■ TO DO ■
Copy out all lines where "with" appears.
>> Start PROVIDED ENTRIES
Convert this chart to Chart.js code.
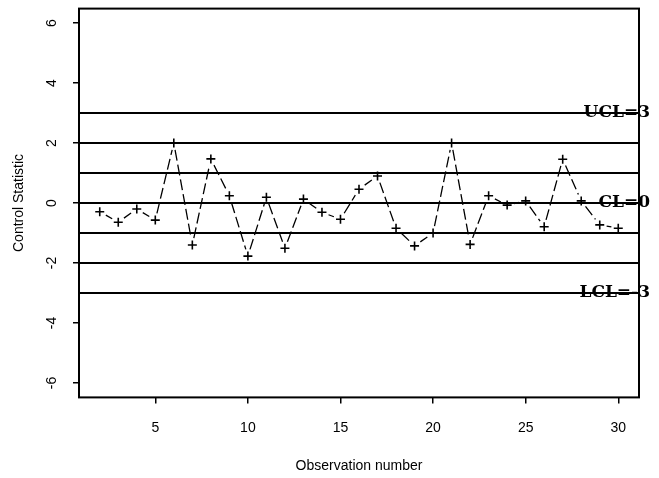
<!DOCTYPE html>
<html><head><meta charset="utf-8">
<script src="https://cdn.jsdelivr.net/npm/chart.js@4/dist/chart.umd.min.js"></script>
<style>html,body{margin:0;padding:0;background:#fff}#wrap{width:659px;height:478px}</style>
</head><body><div id="wrap"><canvas id="c" width="659" height="478"></canvas></div>
<script>
// ---- data ----
const observations = [2,3,4,5,6,7,8,9,10,11,12,13,14,15,16,17,18,19,20,21,22,23,24,25,26,27,28,29,30];
const controlStatistic = [-0.29,-0.64,-0.2,-0.57,2.0,-1.4,1.47,0.24,-1.77,0.19,-1.51,0.13,-0.31,-0.54,0.46,0.9,-0.84,-1.43,-1.0,2.0,-1.38,0.24,-0.07,0.07,-0.79,1.46,0.07,-0.73,-0.84];
const controlLevels = [3,2,1,0,-1,-2,-3];
const limitValues = [3,0,-3];
const limitLabels = ['UCL=3','CL=0','LCL=-3'];
const xTicks = [5,10,15,20,25,30];
const yTicks = [-6,-4,-2,0,2,4,6];
const xLimits = [0.88, 31.12];
const yLimits = [-6.48, 6.48];
const xTitle = 'Observation number';
const yTitle = 'Control Statistic';

const FONT = 'Liberation Sans, Arial, sans-serif';
const GAP = 7, DASH_ON = 11, DASH_OFF = 4;

const seriesData = observations.map((x,i)=>({x, y: controlStatistic[i]}));
const levelSets = controlLevels.map(v => ({
  data: [{x: xLimits[0], y: v}, {x: xLimits[1], y: v}],
  borderColor: '#000', borderWidth: 2, pointRadius: 0, fill: false, tension: 0
}));

// dashed segment with a gap around each point (R type="b" look)
function segDash(c){
  const L = Math.hypot(c.p1.x - c.p0.x, c.p1.y - c.p0.y);
  const g = Math.min(GAP, L/2);
  const visible = Math.max(L - 2*g, 0);
  const arr = [0, g];
  let used = 0;
  while (used < visible) {
    const on = Math.min(DASH_ON, visible - used);
    used += on;
    const off = Math.min(DASH_OFF, Math.max(visible - used, 0));
    used += off;
    arr.push(on, off);
  }
  arr[arr.length - 1] += g + 2;
  return arr;
}

const boxPlugin = {
  id: 'box',
  afterDraw(chart){
    const {ctx, chartArea:a} = chart;
    ctx.save(); ctx.strokeStyle = '#000'; ctx.lineWidth = 2;
    ctx.strokeRect(a.left, a.top, a.right - a.left, a.bottom - a.top);
    ctx.restore();
  }
};
const limitLabelPlugin = {
  id: 'limitLabels',
  afterDraw(chart){
    const {ctx, chartArea:a, scales:{y}} = chart;
    ctx.save();
    ctx.font = 'bold 17px "DejaVu Serif", serif';
    ctx.fillStyle = '#000'; ctx.textAlign = 'right'; ctx.textBaseline = 'middle';
    limitValues.forEach((v,i) => ctx.fillText(limitLabels[i], a.right + 11, y.getPixelForValue(v)));
    ctx.restore();
  }
};

new Chart(document.getElementById('c'), {
  type: 'line',
  data: {
    datasets: [{
      data: seriesData,
      borderColor: '#000', borderWidth: 1.3, fill: false, tension: 0,
      pointStyle: 'cross', pointRadius: 4.5, pointBorderWidth: 1.6,
      pointBorderColor: '#000', pointBackgroundColor: '#000',
      segment: { borderDash: segDash }
    }, ...levelSets]
  },
  options: {
    responsive: false, animation: false, events: [],
    layout: {padding: {left: 0, top: 8.6, right: 20, bottom: 0}},
    plugins: {legend: {display: false}, tooltip: {enabled: false}},
    scales: {
      x: {
        type: 'linear', position: 'bottom', min: xLimits[0], max: xLimits[1],
        afterBuildTicks: s => { s.ticks = xTicks.map(v => ({value: v})); },
        afterFit: s => { s.height = 80.6; s.paddingLeft = 0; s.paddingRight = 0; },
        grid: {display: true, drawOnChartArea: false, drawTicks: true, tickLength: 6, color: '#000', lineWidth: 1.5},
        border: {display: false},
        ticks: {color: '#000', font: {family: FONT, size: 14}, padding: 16, maxRotation: 0, minRotation: 0, autoSkip: false},
        title: {display: true, text: xTitle, color: '#000', font: {family: FONT, size: 14}, padding: {top: 0, bottom: 3.6}}
      },
      y: {
        type: 'linear', position: 'left', min: yLimits[0], max: yLimits[1],
        afterBuildTicks: s => { s.ticks = yTicks.map(v => ({value: v})); },
        afterFit: s => { s.width = 79; s.paddingTop = 0; s.paddingBottom = 0; },
        grid: {display: true, drawOnChartArea: false, drawTicks: true, tickLength: 6, color: '#000', lineWidth: 1.5},
        border: {display: false},
        ticks: {color: '#000', font: {family: FONT, size: 14}, padding: 15, minRotation: 90, maxRotation: 90, crossAlign: 'center', autoSkip: false},
        title: {display: true, text: yTitle, color: '#000', font: {family: FONT, size: 14}, padding: {top: 10.5, bottom: 0}}
      }
    }
  },
  plugins: [boxPlugin, limitLabelPlugin]
});
</script>
</body></html>
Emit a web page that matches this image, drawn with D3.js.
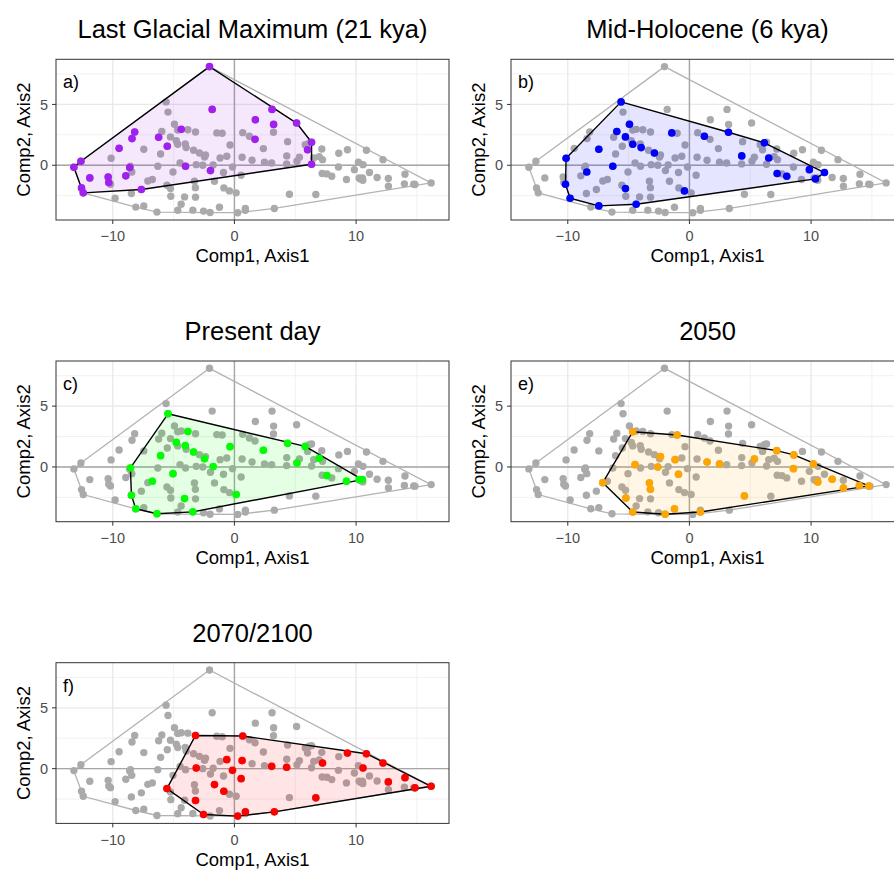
>> End PROVIDED ENTRIES
■ SOLUTION FOR THIS PROBLEM ■
// dashed segment with a gap around each point (R type="b" look)
Emit a web page that matches this image, drawn with D3.js.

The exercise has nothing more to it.